First, we should put you straight on one thing. The bank that was broken was not at the Monte Carlo casino in Las Vegas, but rather in Monte Carlo itself, i.e., the small but humongously expensive European principality famed for its casinos, yachts, Grand Prix race, and colorful royal family into which Grace Kelly married, for which the Las Vegas casino was named.
The Las Vegas parallels are striking. In the late eighteenth century, Monte Carlo –- formerly nothing but an undeveloped rocky headland –- became home to the only legal casino in Europe and spent huge amounts glamorizing itself to appeal to the international jet set. It worked and the principality became either the most fashionable place on the Riviera (for which another casino in Vegas is named) or a theme park to vice, depending upon your point of view.
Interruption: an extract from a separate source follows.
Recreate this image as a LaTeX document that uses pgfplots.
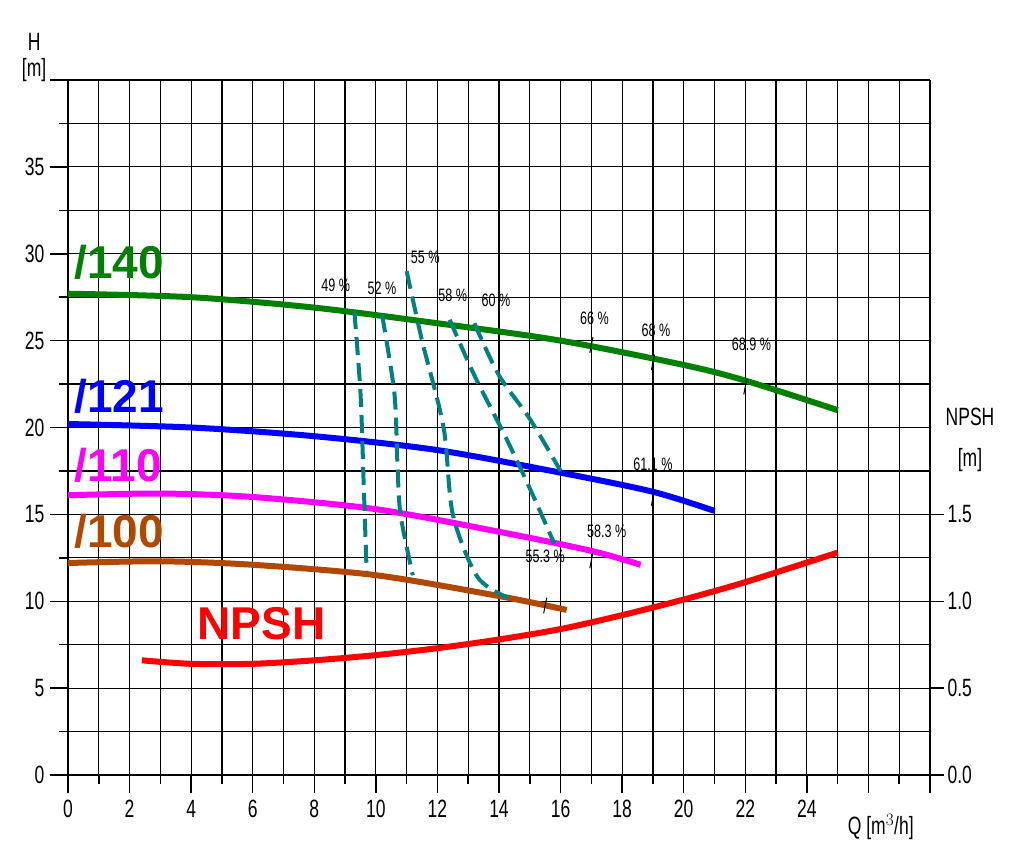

Just like the headline-grabbing gossip-column-filling entity that Las Vegas is today, a hundred years ago British newspapers carried regular reports from Monte Carlo, as if the casino were home to a major sporting event –- much like the World Series of Poker and the household names it’s created here in recent years.
Perhaps the first famous gambler, a chap named Joseph Jagger (said to be a distant cousin to Sir Mick) garnered some publicity in 1873 for "breaking the bank" at the Casino de Monte Carlo. Jagger identified a biased roulette wheel –- i.e. one with a mechanical flaw that meant the numbers didn’t come up randomly –- and before the casino bosses knew what hit them, he’d walked away with the equivalent of $350,000, an enormous sum for those days (not to be sniffed at now, either).
We’re getting ahead of ourselves, however, because the phrase describing what Jagger did came later. To break the bank –- faire sauter (literally, "blow up") la banque, in French –- doesn’t mean to bankrupt the house. But it was an evocative phrase dreamt up by François Blanc, the cunning and PR-savvy owner of the casino.
Enter one Charles Wells, a mysterious Londoner who, in July 1891, embarked on such an incredible winning streak that in no less than 12 times in 11 hours, he won more chips than were available to pay him out with on the roulette table. He finally walked off with over one million francs (about $2,000,000 today).
Rather than beat Wells up, throw him in jail, or at the very least ban him from the casino, as would have been far more likely in most casinos a century later, Blanc recognized the publicity value of the big win and decided to capitalize on it. He instituted a ritual whereby if the bank was "broken" by a player, a black-crepe shroud was placed over it and play transferred to another table, until replacement chips were brought in to pay off the winner. He also hired a bunch of private eyes to try to figure out what the heck the Brit was up to, but could never figure out his system and in November of the same year, Wells returned and won as much money again in three days.
It didn’t take long for news of Wells’ triumph to reach his homeland, where music-hall was all the rage. A songwriter named Fred Gilbert penned a catchy popular song about him called "The Man Who Broke the Bank at Monte Carlo," which became a worldwide success and is responsible for the phrase entering popular parlance. You can read the full lyrics to the song by clicking here.
That’s pretty much the end of the story, aside from an addendum about Wells himself. While he maintained that he was purely lucky and no cheating scam was ever proven, he did turn out to be a crook in other ways and had raised his gambling bankroll by conning wealthy investors into financing bogus inventions. He served various stints in jail in both his native England and in France, where he emigrated, and eventually died penniless in Paris in 1926.